I tried with adding the module options but I still get the same behaviour. cat /etc/modprobe.d/vfio.conf options vfio-pci disable_idle_d3=1 (reboot) cat /proc/modules | cut -f 1 -d " " | while read module; do echo "Module: $module"; if [ -d "/sys/module/$module/parameters" ]; then ls /sys/module/$module/parameters/ | while read parameter; do echo -n "Parameter: $parameter --> "; cat /sys/module/$module/parameters/$parameter; done; fi; echo; done | grep -A 5 vfio [snip] Parameter: disable_idle_d3 --> Y [snip] Try launching the VM with the PCI device passed through and I get the same retrain failure. I have this card to try next. https://www.amazon.co.uk/dp/B087G7T234 Sorry for being a little slow - I have disabilities that can put a stop to my activities regardless of what my brain thinks about it. Thanks for all the help.

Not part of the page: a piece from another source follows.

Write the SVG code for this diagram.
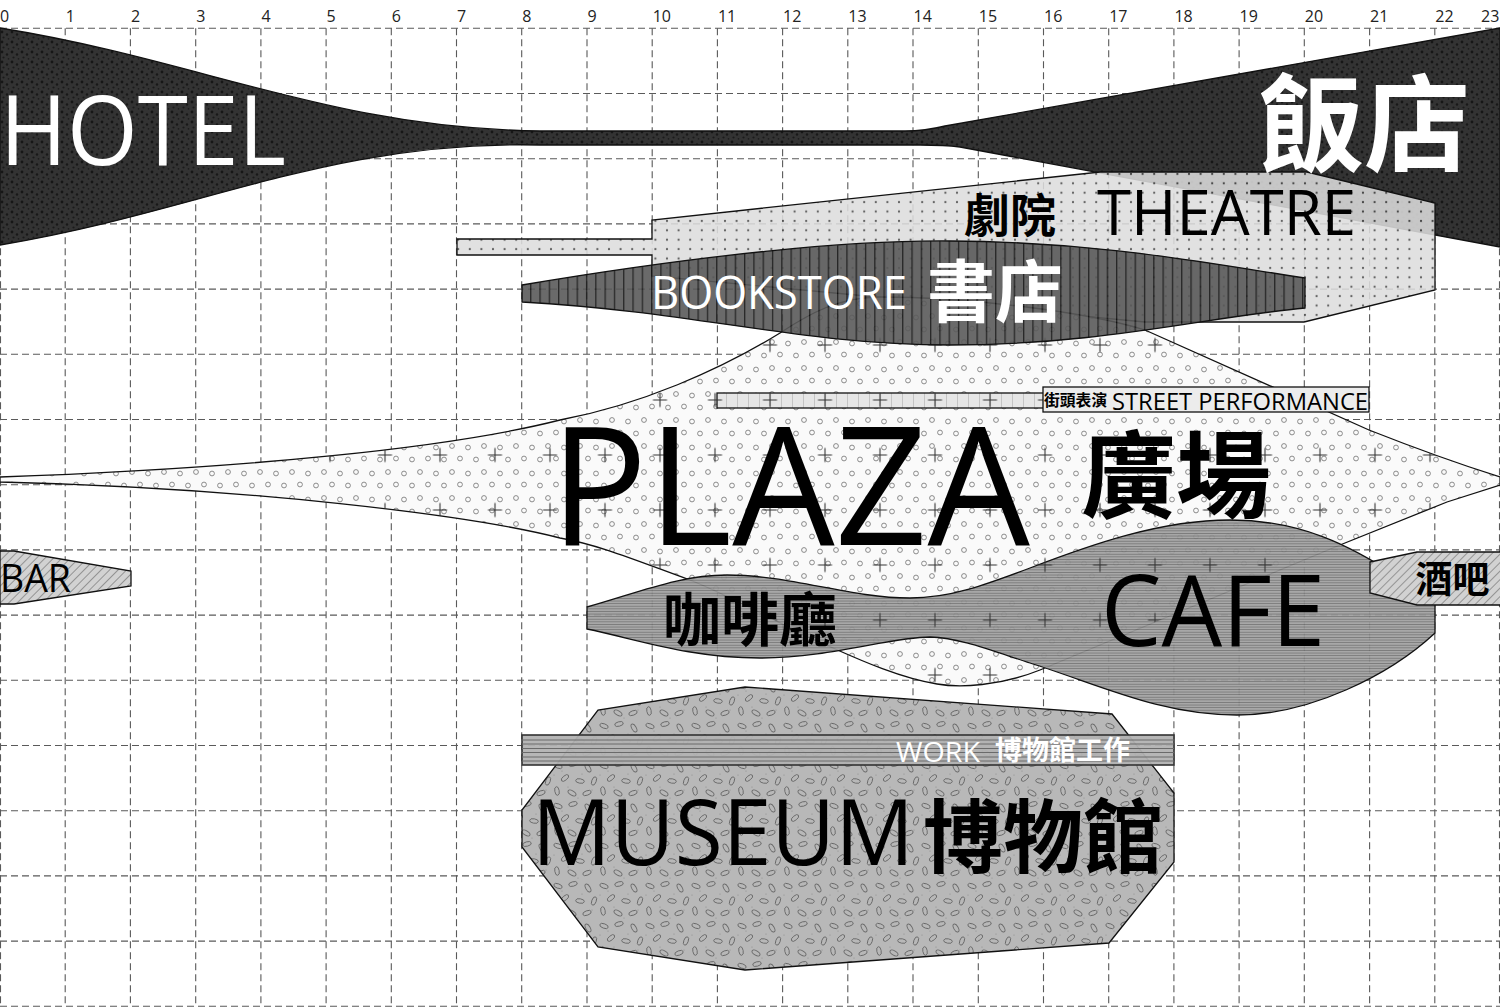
<svg xmlns="http://www.w3.org/2000/svg" width="1500" height="1007" viewBox="0 0 1500 1007">
<style>
.lat{font-family:"Open Sans","Liberation Sans",sans-serif;}
.cjk{font-family:"Noto Sans CJK TC","Noto Sans CJK SC",sans-serif;font-weight:700;}
.axis{font-family:"Open Sans","Liberation Sans",sans-serif;font-size:16px;fill:#222;}
.grid{fill:none;stroke:#5a5a5a;stroke-width:1.1;stroke-dasharray:7 4;}
.edge{stroke:#111;stroke-width:1.3;stroke-linejoin:miter;}
.w{fill:#fff;}
.k{fill:#000;}
</style>
<defs>
<pattern id="pHotel" width="10" height="10" patternUnits="userSpaceOnUse">
<rect width="10" height="10" fill="#333"/>
<circle cx="2" cy="2" r="1.4" fill="#161616"/><circle cx="7" cy="4.5" r="1.2" fill="#181818"/><circle cx="3.5" cy="7.5" r="1.1" fill="#1a1a1a"/><circle cx="8.5" cy="8.8" r="0.9" fill="#1c1c1c"/>
</pattern>
<pattern id="pTheatre" width="11.6" height="9.4" patternUnits="userSpaceOnUse">
<rect width="11.6" height="9.4" fill="#dddddd"/><circle cx="5.8" cy="4.7" r="1.1" fill="#4a4a4a"/>
</pattern>
<pattern id="pBook" width="9.3" height="10" patternUnits="userSpaceOnUse">
<rect width="9.3" height="10" fill="#5a5a5a"/><rect x="0" y="0" width="1.3" height="10" fill="#111"/>
</pattern>
<pattern id="pPlaza" width="32" height="26" patternUnits="userSpaceOnUse">
<rect width="32" height="26" fill="#fafafa"/>
<g fill="none" stroke="#777" stroke-width="0.85">
<circle cx="4" cy="4" r="2.4"/><circle cx="20" cy="5.5" r="2.4"/><circle cx="12" cy="16.5" r="2.4"/><circle cx="28" cy="17.5" r="2.4"/>
</g>
</pattern>
<pattern id="pCafe" width="10" height="2.6" patternUnits="userSpaceOnUse">
<rect width="10" height="2.6" fill="#a0a0a0"/><rect y="0" width="10" height="0.8" fill="#6a6a6a"/>
</pattern>
<pattern id="pHatch" width="6" height="6" patternUnits="userSpaceOnUse" patternTransform="rotate(45)">
<rect width="6" height="6" fill="#d2d2d2"/><line x1="0" y1="0" x2="0" y2="6" stroke="#555" stroke-width="1"/>
</pattern>
<pattern id="pMuseum" width="46" height="40" patternUnits="userSpaceOnUse">
<rect width="46" height="40" fill="#b8b8b8"/>
<g fill="#8c8c8c"><circle cx="10" cy="11" r="0.6"/><circle cx="30" cy="14" r="0.6"/><circle cx="16" cy="27" r="0.6"/><circle cx="40" cy="30" r="0.6"/><circle cx="26" cy="38" r="0.6"/><circle cx="2" cy="15" r="0.6"/></g>
<g fill="none" stroke="#686868" stroke-width="0.9">
<ellipse cx="6" cy="6" rx="4.4" ry="2.2" transform="rotate(20 6 6)"/>
<ellipse cx="21" cy="4" rx="4.4" ry="2.2" transform="rotate(-15 21 4)"/>
<ellipse cx="36" cy="8" rx="4.4" ry="2.2" transform="rotate(60 36 8)"/>
<ellipse cx="13" cy="18" rx="4.4" ry="2.2" transform="rotate(-40 13 18)"/>
<ellipse cx="28" cy="21" rx="4.4" ry="2.2" transform="rotate(10 28 21)"/>
<ellipse cx="42" cy="21" rx="4.4" ry="2.2" transform="rotate(-70 42 21)"/>
<ellipse cx="5" cy="31" rx="4.4" ry="2.2" transform="rotate(80 5 31)"/>
<ellipse cx="20" cy="33" rx="4.4" ry="2.2" transform="rotate(30 20 33)"/>
<ellipse cx="35" cy="33" rx="4.4" ry="2.2" transform="rotate(-20 35 33)"/>
</g>
</pattern>
<pattern id="pTick" width="11" height="30" patternUnits="userSpaceOnUse">
<rect width="11" height="30" fill="#e6e6e6"/><line x1="0.5" y1="0" x2="0.5" y2="30" stroke="#bbb" stroke-width="0.8"/>
</pattern>
<pattern id="pPlus" x="-27.5" y="-12.5" width="55" height="55" patternUnits="userSpaceOnUse">
<path d="M20.5,27.5H34.5M27.5,20.5V34.5" stroke="#333" stroke-width="1.1" fill="none"/>
</pattern>
<path id="plazaShape" d="M0,477 C250,468 450,448 560,420 C640,405 720,370 780,333 C810,313 840,297 880,297 C960,297 1080,310 1145,330 L1369,430 Q1440,458 1500,477 L1500,485 L1447,502 L1340,545 L1040,670 C1000,686 960,688 937,684 C900,678 860,660 833,648 C790,630 740,600 690,580 C640,562 600,545 560,538 C470,515 250,488 0,482 Z"/>
<clipPath id="clipPlaza"><use href="#plazaShape"/></clipPath>
</defs>

<g id="grid">
<path class="grid" d="M0.5,28.3V1007M65.2,28.3V1007M130.4,28.3V1007M195.7,28.3V1007M260.9,28.3V1007M326.1,28.3V1007M391.3,28.3V1007M456.5,28.3V1007M521.7,28.3V1007M587,28.3V1007M652.2,28.3V1007M717.4,28.3V1007M782.6,28.3V1007M847.8,28.3V1007M913,28.3V1007M978.3,28.3V1007M1043.5,28.3V1007M1108.7,28.3V1007M1173.9,28.3V1007M1239.1,28.3V1007M1304.3,28.3V1007M1369.6,28.3V1007M1434.8,28.3V1007M1499.5,28.3V1007"/>
<path class="grid" d="M0,28.3H1500M0,93.5H1500M0,158.7H1500M0,223.9H1500M0,289.1H1500M0,354.3H1500M0,419.5H1500M0,484.7H1500M0,549.9H1500M0,615.1H1500M0,680.3H1500M0,745.5H1500M0,810.7H1500M0,875.9H1500M0,941.1H1500M0,1006.3H1500"/>
<g class="axis">
<text x="0" y="22">0</text><text x="65.7" y="22">1</text><text x="130.9" y="22">2</text><text x="196.2" y="22">3</text><text x="261.4" y="22">4</text><text x="326.6" y="22">5</text><text x="391.8" y="22">6</text><text x="457" y="22">7</text><text x="522.2" y="22">8</text><text x="587.5" y="22">9</text><text x="652.7" y="22">10</text><text x="717.9" y="22">11</text><text x="783.1" y="22">12</text><text x="848.3" y="22">13</text><text x="913.5" y="22">14</text><text x="978.8" y="22">15</text><text x="1044" y="22">16</text><text x="1109.2" y="22">17</text><text x="1174.4" y="22">18</text><text x="1239.6" y="22">19</text><text x="1304.8" y="22">20</text><text x="1370.1" y="22">21</text><text x="1435.3" y="22">22</text><text x="1481" y="22">23</text>
</g>
</g>

<g id="hotel">
<path class="edge" fill="url(#pHotel)" d="M0,28 C200,60 330,128 540,131 L905,131 Q925,131 945,126 L1500,28 L1500,247 L960,147 Q945,145 920,145 L540,145 C330,140 200,212 0,245 Z"/>
</g>

<g id="theatre">
<path class="edge" fill="url(#pTheatre)" fill-opacity="0.87" d="M457,239 L652,239 L652,220 L1100,172 L1307,172 L1435,203 L1435,290 L1304,322 L1145,322 L652,276 L652,255 L457,255 Z"/>
</g>

<g id="plaza">
<use href="#plazaShape" class="edge" fill="url(#pPlaza)"/>
</g>

<g id="street-bar">
<rect class="edge" x="717" y="393" width="330" height="15" fill="url(#pTick)"/>
</g>

<g id="cafe">
<path class="edge" fill="url(#pCafe)" fill-opacity="0.92" d="M587,607 C640,592 680,575 727,575 C790,575 850,598 910,598 C950,598 985,585 1030,568 C1090,545 1160,520 1230,520 C1300,520 1350,545 1400,578 L1435,600 L1435,633 C1390,675 1310,715 1237,715 C1160,715 1100,685 1030,663 C990,650 960,638 930,637 C890,637 830,658 760,658 C690,658 640,640 587,629 Z"/>
</g>

<g id="bar">
<path class="edge" fill="url(#pHatch)" d="M0,551 L14,551 L131,571 L131,586 L14,604 L0,604 Z"/>
</g>

<g id="jiuba">
<path class="edge" fill="url(#pHatch)" d="M1370,562 L1417,552 L1501,552 L1501,605 L1417,605 L1370,593 Z"/>
</g>

<g id="plaza-marks">
<rect x="0" y="280" width="1500" height="420" fill="url(#pPlus)" clip-path="url(#clipPlaza)"/>
</g>

<g id="street-performance">
<rect class="edge" x="1043" y="387" width="326" height="25" fill="#ececec" stroke-width="1.6"/>
</g>

<g id="bookstore">
<path class="edge" fill="url(#pBook)" fill-opacity="0.9" d="M522,285 C700,255 850,240 950,241 C1100,242 1200,262 1305,278 L1305,308 C1200,318 1100,345 950,345 C800,345 700,312 522,302 Z"/>
</g>

<g id="museum">
<path class="edge" fill="url(#pMuseum)" d="M745,687 L1112,714 L1174,793 L1174,862 L1109,943 L745,970 L598,947 L522,847 L522,810 L598,710 Z"/>
</g>

<g id="work">
<rect x="522" y="735" width="652" height="30" fill="#b2b2b2" fill-opacity="0.95" stroke="#333" stroke-width="1.6"/>
<path d="M522,740H1174M522,744H1174M522,748.5H1174M522,752.5H1174M522,757H1174M522,761H1174" stroke="#6a6a6a" stroke-width="1"/>
</g>

<g id="labels">
<text class="lat w" x="0" y="165" font-size="97" textLength="286" lengthAdjust="spacingAndGlyphs">HOTEL</text>
<text class="cjk w" x="1258" y="162.5" font-size="106">飯店</text>
<text class="cjk k" x="964" y="232" font-size="46">劇院</text>
<text class="lat k" x="1097" y="235" font-size="63" textLength="259" lengthAdjust="spacingAndGlyphs">THEATRE</text>
<text class="lat w" x="651" y="309" font-size="46" textLength="256" lengthAdjust="spacingAndGlyphs">BOOKSTORE</text>
<text class="cjk w" x="927" y="317" font-size="68">書店</text>
<text class="cjk k" x="1044" y="406" font-size="15.8">街頭表演</text>
<text class="lat k" x="1112" y="410" font-size="24" textLength="256" lengthAdjust="spacingAndGlyphs">STREET PERFORMANCE</text>
<text class="lat k" x="550" y="545" font-size="164" textLength="480" lengthAdjust="spacingAndGlyphs">PLAZA</text>
<text class="cjk k" x="1081" y="511" font-size="95">廣場</text>
<text class="lat k" x="0" y="592" font-size="37.5" textLength="71" lengthAdjust="spacingAndGlyphs">BAR</text>
<text class="cjk k" x="1415.5" y="592.5" font-size="37">酒吧</text>
<text class="cjk k" x="663" y="641" font-size="58">咖啡廳</text>
<text class="lat k" x="1101" y="646" font-size="98" textLength="224" lengthAdjust="spacingAndGlyphs">CAFE</text>
<text class="lat w" x="896" y="762" font-size="28" textLength="84" lengthAdjust="spacingAndGlyphs">WORK</text>
<text class="cjk w" x="995" y="760" font-size="27">博物館工作</text>
<text class="lat k" x="532" y="865" font-size="91" textLength="382" lengthAdjust="spacingAndGlyphs">MUSEUM</text>
<text class="cjk k" x="923" y="866" font-size="80">博物館</text>
</g>
</svg>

Just tried with the new card: 02:00.0 USB controller: ASMedia Technology Inc. ASM2142/ASM3142 USB 3.1 Host Controller I added it to the VM in virt-manager and I get the same error when I launch it. [snip] kernel: pcieport 0000:00:09.0: broken device, retraining non-functional downstream link at 2.5GT/s [snip] vfio-pci 0000:02:00.0: not ready 4095ms after bus reset; waiting Thanks.